------ DATASET RECORDS ------

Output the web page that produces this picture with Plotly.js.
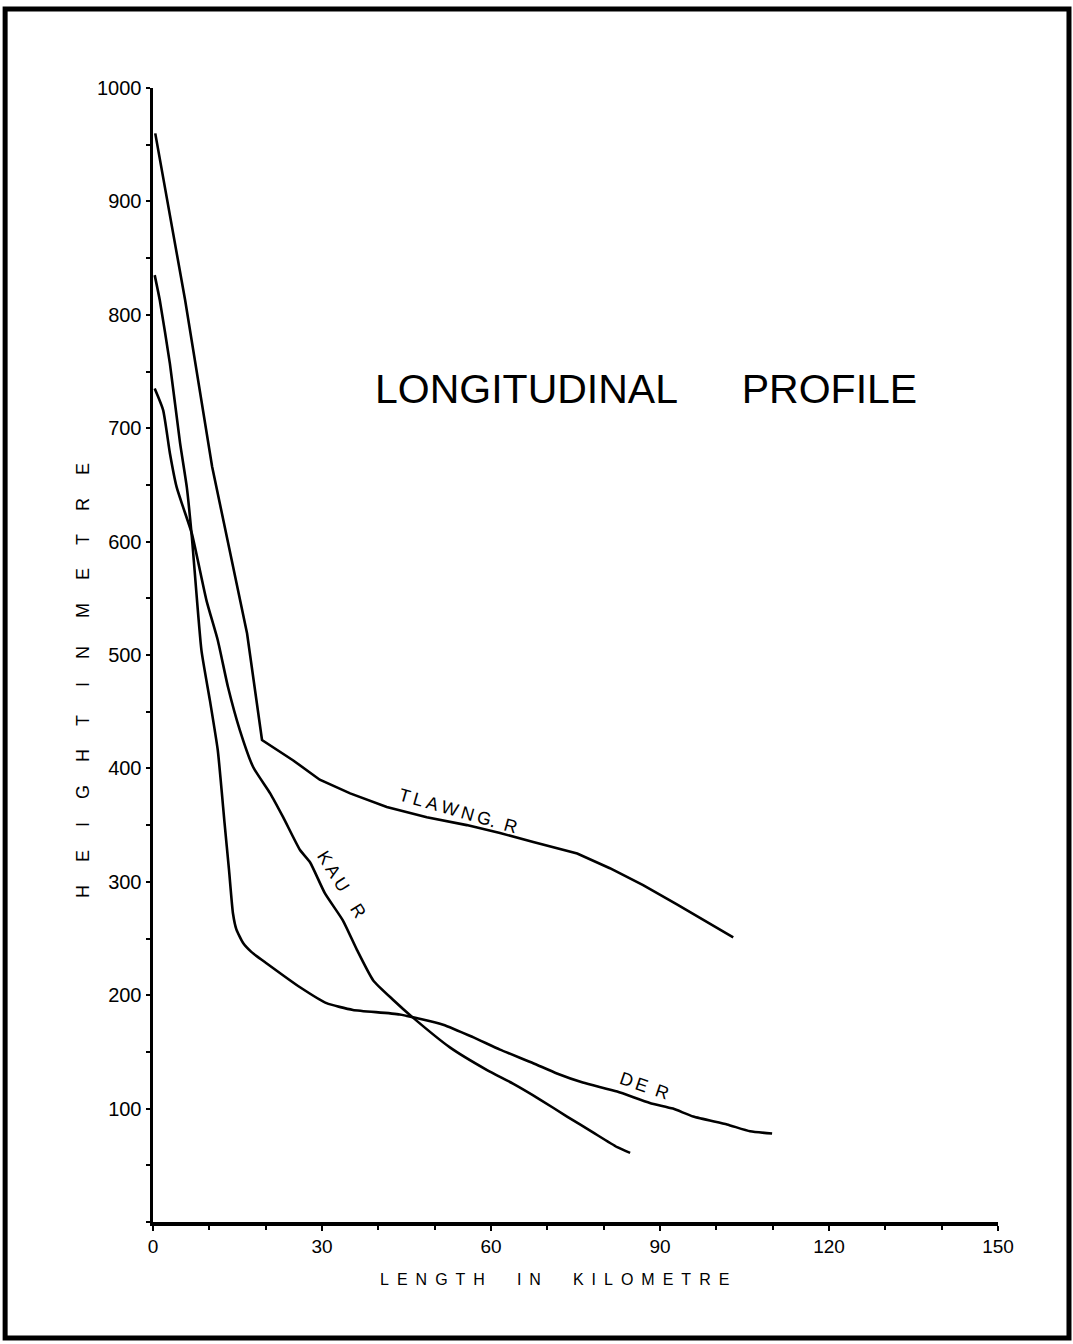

------
------ DATASET RECORDS ------

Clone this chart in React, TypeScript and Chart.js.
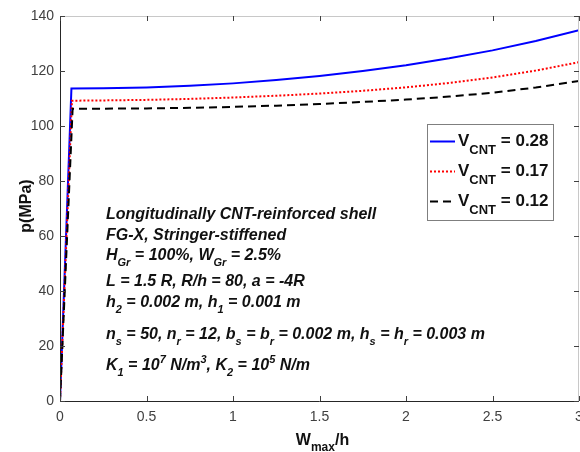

------
------ DATASET RECORDS ------

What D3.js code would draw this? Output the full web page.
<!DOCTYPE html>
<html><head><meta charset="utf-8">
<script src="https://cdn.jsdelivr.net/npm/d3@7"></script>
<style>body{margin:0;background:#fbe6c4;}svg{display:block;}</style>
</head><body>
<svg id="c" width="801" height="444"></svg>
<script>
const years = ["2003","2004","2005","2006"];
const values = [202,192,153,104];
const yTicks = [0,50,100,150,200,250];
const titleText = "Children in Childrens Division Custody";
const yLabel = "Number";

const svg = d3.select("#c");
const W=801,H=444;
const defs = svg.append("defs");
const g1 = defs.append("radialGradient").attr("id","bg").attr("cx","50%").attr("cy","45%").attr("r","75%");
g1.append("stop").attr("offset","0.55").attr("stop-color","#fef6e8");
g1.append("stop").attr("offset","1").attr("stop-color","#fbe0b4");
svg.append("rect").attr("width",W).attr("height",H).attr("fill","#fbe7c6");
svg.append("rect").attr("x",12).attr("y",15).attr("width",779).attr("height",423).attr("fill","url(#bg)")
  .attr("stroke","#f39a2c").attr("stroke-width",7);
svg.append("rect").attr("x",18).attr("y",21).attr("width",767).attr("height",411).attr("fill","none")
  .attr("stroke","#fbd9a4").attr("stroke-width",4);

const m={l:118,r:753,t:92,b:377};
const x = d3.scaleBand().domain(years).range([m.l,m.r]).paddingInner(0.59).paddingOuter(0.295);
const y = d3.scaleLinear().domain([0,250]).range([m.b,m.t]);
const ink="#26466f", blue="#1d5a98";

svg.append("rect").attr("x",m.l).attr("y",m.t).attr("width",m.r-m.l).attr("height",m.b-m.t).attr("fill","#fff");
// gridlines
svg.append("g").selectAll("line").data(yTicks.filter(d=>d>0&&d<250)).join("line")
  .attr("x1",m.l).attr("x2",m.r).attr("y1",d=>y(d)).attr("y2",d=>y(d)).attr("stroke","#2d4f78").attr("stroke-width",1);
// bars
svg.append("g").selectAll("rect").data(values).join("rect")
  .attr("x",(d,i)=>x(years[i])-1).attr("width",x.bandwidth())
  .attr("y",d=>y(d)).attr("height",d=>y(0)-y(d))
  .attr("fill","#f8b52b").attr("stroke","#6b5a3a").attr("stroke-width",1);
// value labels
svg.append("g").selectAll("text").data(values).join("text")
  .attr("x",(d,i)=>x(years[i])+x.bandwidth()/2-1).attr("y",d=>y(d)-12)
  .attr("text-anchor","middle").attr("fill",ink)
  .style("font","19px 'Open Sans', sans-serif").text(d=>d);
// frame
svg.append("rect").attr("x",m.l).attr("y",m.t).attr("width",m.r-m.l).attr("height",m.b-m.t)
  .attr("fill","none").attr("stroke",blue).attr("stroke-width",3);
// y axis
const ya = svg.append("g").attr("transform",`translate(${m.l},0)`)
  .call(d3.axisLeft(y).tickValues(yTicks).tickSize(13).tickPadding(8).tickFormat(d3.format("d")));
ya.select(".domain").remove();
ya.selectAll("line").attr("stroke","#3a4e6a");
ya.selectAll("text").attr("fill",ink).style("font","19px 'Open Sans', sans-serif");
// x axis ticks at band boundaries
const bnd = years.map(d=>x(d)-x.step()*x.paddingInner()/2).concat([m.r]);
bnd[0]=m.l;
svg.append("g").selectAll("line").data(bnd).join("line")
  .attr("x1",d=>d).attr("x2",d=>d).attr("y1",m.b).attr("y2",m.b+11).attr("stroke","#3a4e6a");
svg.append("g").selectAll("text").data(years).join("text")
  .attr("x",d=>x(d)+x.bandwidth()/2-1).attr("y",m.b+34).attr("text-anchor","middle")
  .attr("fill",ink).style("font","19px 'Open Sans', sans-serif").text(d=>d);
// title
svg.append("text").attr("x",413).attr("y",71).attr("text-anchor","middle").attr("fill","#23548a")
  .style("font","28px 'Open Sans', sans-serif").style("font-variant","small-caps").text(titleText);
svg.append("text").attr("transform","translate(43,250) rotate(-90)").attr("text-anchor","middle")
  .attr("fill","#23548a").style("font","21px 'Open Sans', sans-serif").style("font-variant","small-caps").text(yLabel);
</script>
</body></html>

------

All lines that include "Output" are to be gathered and copied.

Output the web page that produces this picture with Plotly.js.
What D3.js code would draw this? Output the full web page.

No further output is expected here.